FAQ and Self-Assessment Checklist
This final section answers common questions and provides a checklist to help you identify your current stage and plan your next steps.
Frequently asked questions
How long does it take to move from one stage to the next? There is no fixed timeline. Some campers reach practitioner in a season of deliberate practice; others stay at apprentice for years. The key is intentional training—not just repeating the same hikes.
Can I skip stages? You can, but you will have gaps. A novice who jumps to practitioner tools without mastering basics will struggle when technology fails. Build sequentially.

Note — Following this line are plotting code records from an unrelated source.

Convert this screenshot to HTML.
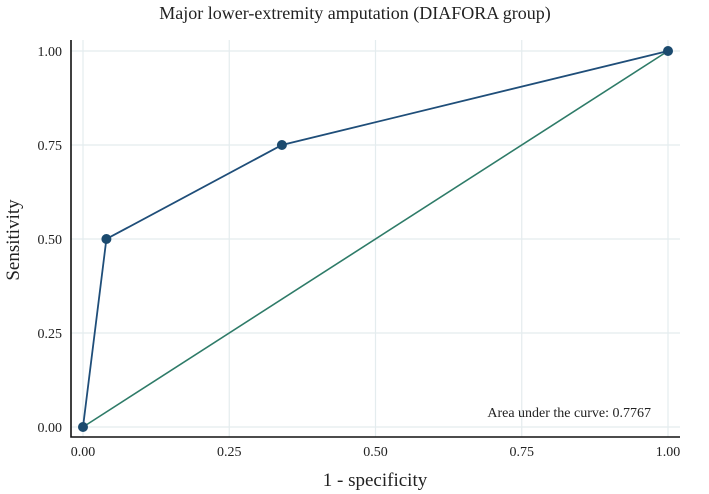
<!DOCTYPE html>
<html><head><meta charset="utf-8"><style>
html,body{margin:0;padding:0;background:#fff;}
svg{display:block;font-family:"Liberation Serif",serif;}
</style></head><body>
<svg id="c" width="709" height="494"></svg>
<script>
const xTicks=[0,0.25,0.5,0.75,1];
const yTicks=[0,0.25,0.5,0.75,1];
const tickLabels=["0.00","0.25","0.50","0.75","1.00"];
const fpr=[0,0.04,0.34,1];
const tpr=[0,0.5,0.75,1];
const auc="0.7767";
const NS="http://www.w3.org/2000/svg";
const svg=document.getElementById('c');
const X=v=>83+v*585, Y=v=>427-v*376;
function mk(t,a,p){const e=document.createElementNS(NS,t);for(const k in a)e.setAttribute(k,a[k]);(p||svg).appendChild(e);return e;}
xTicks.forEach((v,i)=>{const l=mk('line',{x1:X(v),x2:X(v),y1:40,y2:437,stroke:'#e4ecee','stroke-width':1.2});


const t=mk('text',{x:X(v),y:456,'text-anchor':'middle','font-size':14,fill:'#222'});t.textContent=tickLabels[i];

});
yTicks.forEach((v,i)=>{const l=mk('line',{x1:71,x2:680,y1:Y(v),y2:Y(v),stroke:'#e4ecee','stroke-width':1.2});


const t=mk('text',{x:62,y:Y(v)+5,'text-anchor':'end','font-size':14,fill:'#222'});t.textContent=tickLabels[i];

});
const ax=mk('path',{d:'M71 40 V437 H680',fill:'none',stroke:'#111','stroke-width':1.6});


const ref=mk('line',{x1:X(0),y1:Y(0),x2:X(1),y2:Y(1),stroke:'#2e7b68','stroke-width':1.6});


const roc=mk('polyline',{points:fpr.map((v,i)=>X(v)+','+Y(tpr[i])).join(' '),fill:'none',stroke:'#1f4e79','stroke-width':1.8});


fpr.forEach((v,i)=>{const c=mk('circle',{cx:X(v),cy:Y(tpr[i]),r:5,fill:'#1b4a6e'});

});
const ti=mk('text',{x:355,y:19,'text-anchor':'middle','font-size':18,fill:'#222'});ti.textContent='Major lower-extremity amputation (DIAFORA group)';


const xt=mk('text',{x:375,y:486,'text-anchor':'middle','font-size':19,fill:'#222'});xt.textContent='1 - specificity';


const yt=mk('text',{x:0,y:0,'text-anchor':'middle','font-size':19,fill:'#222',transform:'translate(19,240) rotate(-90)'});yt.textContent='Sensitivity';


const at=mk('text',{x:651,y:417,'text-anchor':'end','font-size':14,fill:'#222'});at.textContent='Area under the curve: '+auc;


</script>
</body></html>
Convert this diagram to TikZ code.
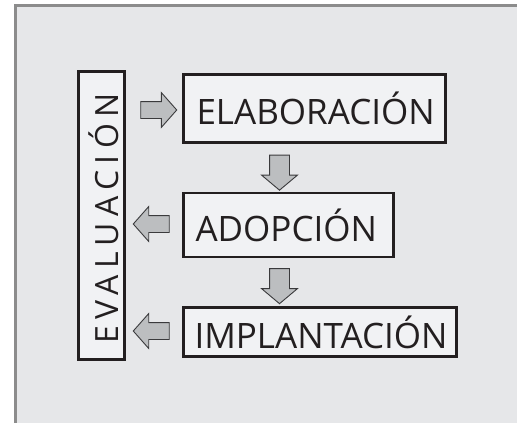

What is the best way to practice? Go on short hikes with specific goals: navigate without a GPS, use only a compass in fog, plan a route with handrails and attack points. Debrief after each trip.
Self-assessment checklist
- I can plan a route using a topographic map and identify handrails and attack points. (Practitioner+)
- I can take a bearing and follow it accurately for 1 km in open terrain. (Apprentice+)
- I can navigate in fog using only compass and pace count. (Practitioner+)
- I can recover from a wrong turn without backtracking. (Practitioner+)
- I rarely need to look at the map because I feel the direction. (Laureate)
- I can teach navigation to a beginner. (Practitioner+)
If you checked fewer than three, you are likely at novice or apprentice. Pick one skill from the practitioner list and practice it on your next three hikes. If you checked four or more, you are ready to work toward laureate by focusing on terrain reading and teaching others.
Your next step: choose a local trail you have never hiked, plan the route using only a paper map, and execute without any electronic aid. That single exercise will reveal your current stage and show you exactly what to work on next.